# [DIRECTIVE]
In the lines below, output everything from the first line through the line containing "(ass) at (611,52)" exactly as it is. Pictures are not part of the output.
** start **
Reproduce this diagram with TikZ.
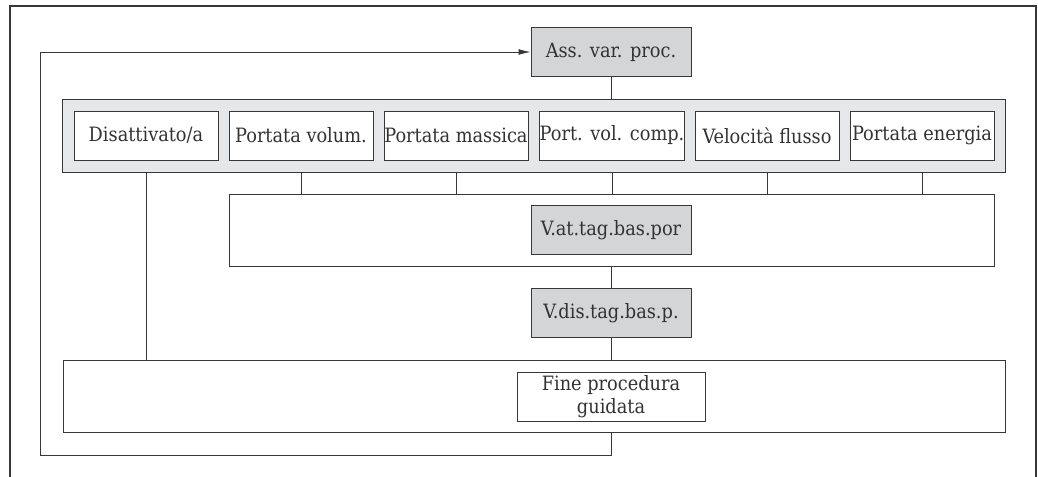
\documentclass[tikz,border=0pt]{standalone}
\usepackage{fontspec}
\setmainfont{DejaVu Serif Condensed}
\usetikzlibrary{arrows.meta}

\definecolor{lncol}{RGB}{55,55,55}
\definecolor{txtcol}{RGB}{50,50,50}
\definecolor{darkfill}{RGB}{212,213,215}
\definecolor{lightfill}{RGB}{230,231,232}

\tikzset{
  box/.style={draw=lncol, line width=0.7pt, fill=white, inner sep=0pt,
    minimum width=108pt, minimum height=36.75pt, text=txtcol,
    font=\fontsize{14.8}{17.5}\selectfont, align=center},
  param/.style={box, fill=darkfill, minimum width=120pt},
  group/.style={draw=lncol, line width=0.7pt, inner sep=0pt},
  link/.style={draw=lncol, line width=0.7pt}
}

\begin{document}
\begin{tikzpicture}[x=0.75pt, y=-0.75pt]
\useasboundingbox (0,0) rectangle (1038,477);

% Rahmen
\draw[lncol, line width=1.1pt] (10,477) -- (10,6) -- (1036,6) -- (1036,477);

% Ass. var. proc.
\node[param] (ass) at (611,52) {Ass. var. proc.};

% Auswahl
\node[group, fill=lightfill, minimum width=707.25pt, minimum height=54.75pt] (panel) at (533.5,135.5) {};
\foreach \x/\txt [count=\i] in {146/Disattivato\slash a, 301/Portata volum., 456/Portata massica,
    612/Port. vol. comp., 767/Velocità flusso, 922/Portata energia}
  \node[box] (opt\i) at (\x,135.5) {\txt};

% V.at.tag.bas.por
\node[group, minimum width=573.75pt, minimum height=54pt] (mid) at (611.5,230) {};
\node[param] (vat) at (611,230) {V.at.tag.bas.por};

% V.dis.tag.bas.p.
\node[param] (vdis) at (611,313) {V.dis.tag.bas.p.};

% Fine
\node[group, minimum width=706.5pt, minimum height=54pt] (bot) at (534,396) {};
\node[box, minimum width=141pt] (fine) at (611,396.5) {Fine procedura\\guidata};

% Verbindungen
\draw[link] (ass.south) -- (ass |- panel.north);
\foreach \i in {2,...,6}
  \draw[link] (opt\i |- panel.south) -- (opt\i |- mid.north);
\draw[link] (opt1 |- panel.south) -- (opt1 |- bot.north);
\draw[link] (vat |- mid.south) -- (vdis.north);
\draw[link] (vdis.south) -- (vdis |- bot.north);

% Rueckfuehrung
\coordinate (back) at (40,455);
\draw[link, -{Latex[length=9pt, width=4.5pt]}] (fine |- bot.south) |- (back) |- (ass.west);

\end{tikzpicture}
\end{document}
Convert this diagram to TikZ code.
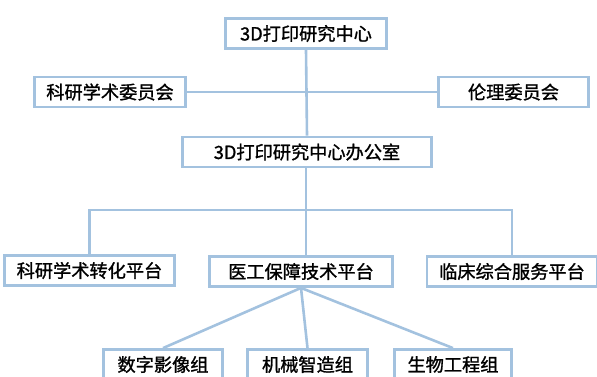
\documentclass[tikz,border=0pt]{standalone}
\usepackage{fontspec}
\setmainfont{Noto Sans CJK SC}
\newfontfamily\boxfont[FakeBold=1.2]{Noto Sans CJK SC}
\definecolor{boxblue}{HTML}{A3C2DF}
\begin{document}
\begin{tikzpicture}[x=1pt,y=-1pt,
  box/.style={draw=boxblue,line width=2.8pt,fill=white,inner sep=0pt,
    minimum height=30pt,font=\boxfont\fontsize{18.2}{20}\selectfont,text=black},
  link/.style={draw=boxblue,line width=2.6pt}]
\useasboundingbox (0,0) rectangle (597,376);
\clip (0,0) rectangle (597,376);
% nodes
\node[box,minimum width=161pt] (top) at (306,33.5) {3D打印研究中心};
\node[box,minimum width=151pt] (sci) at (110,92) {科研学术委员会};
\node[box,minimum width=150pt] (eth) at (513.5,92) {伦理委员会};
\node[box,minimum width=249pt] (off) at (307,152) {3D打印研究中心办公室};
\node[box,minimum width=170pt] (pl) at (89.5,270.5) {科研学术转化平台};
\node[box,minimum width=183pt] (pm) at (301,271.5) {医工保障技术平台};
\node[box,minimum width=170pt] (pr) at (512,271.5) {临床综合服务平台};
\node[box,minimum width=119pt] (g1) at (163,364.5) {数字影像组};
\node[box,minimum width=120pt] (g2) at (307.5,364.5) {机械智造组};
\node[box,minimum width=117pt] (g3) at (453,364.5) {生物工程组};
\coordinate (bus) at (306,210);
% connectors
\path[link] (top.south) -- (off.north);
\path[link] (sci.east) -- (eth.west);
\path[link] (off.south -| bus) -- (pm.north -| bus);
\path[link] (pl.north) |- (bus) -| (pr.north);
\path[link] (pm.south) -- (g1.north);
\path[link] (pm.south) -- (g2.north);
\path[link] (pm.south) -- (g3.north);
\end{tikzpicture}
\end{document}
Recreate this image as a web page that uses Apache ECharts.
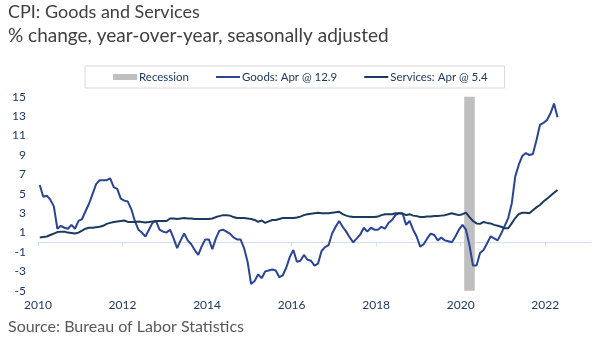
** end **
# [EXERCISE ANSWER]
Reproduce this diagram with TikZ.
\documentclass[tikz,border=0pt]{standalone}
\usepackage{fontspec}
\setmainfont{DejaVu Serif Condensed}
\usetikzlibrary{arrows.meta}

\definecolor{lncol}{RGB}{55,55,55}
\definecolor{txtcol}{RGB}{50,50,50}
\definecolor{darkfill}{RGB}{212,213,215}
\definecolor{lightfill}{RGB}{230,231,232}

\tikzset{
  box/.style={draw=lncol, line width=0.7pt, fill=white, inner sep=0pt,
    minimum width=108pt, minimum height=36.75pt, text=txtcol,
    font=\fontsize{14.8}{17.5}\selectfont, align=center},
  param/.style={box, fill=darkfill, minimum width=120pt},
  group/.style={draw=lncol, line width=0.7pt, inner sep=0pt},
  link/.style={draw=lncol, line width=0.7pt}
}

\begin{document}
\begin{tikzpicture}[x=0.75pt, y=-0.75pt]
\useasboundingbox (0,0) rectangle (1038,477);

% Rahmen
\draw[lncol, line width=1.1pt] (10,477) -- (10,6) -- (1036,6) -- (1036,477);

% Ass. var. proc.
\node[param] (ass) at (611,52) {Ass. var. proc.};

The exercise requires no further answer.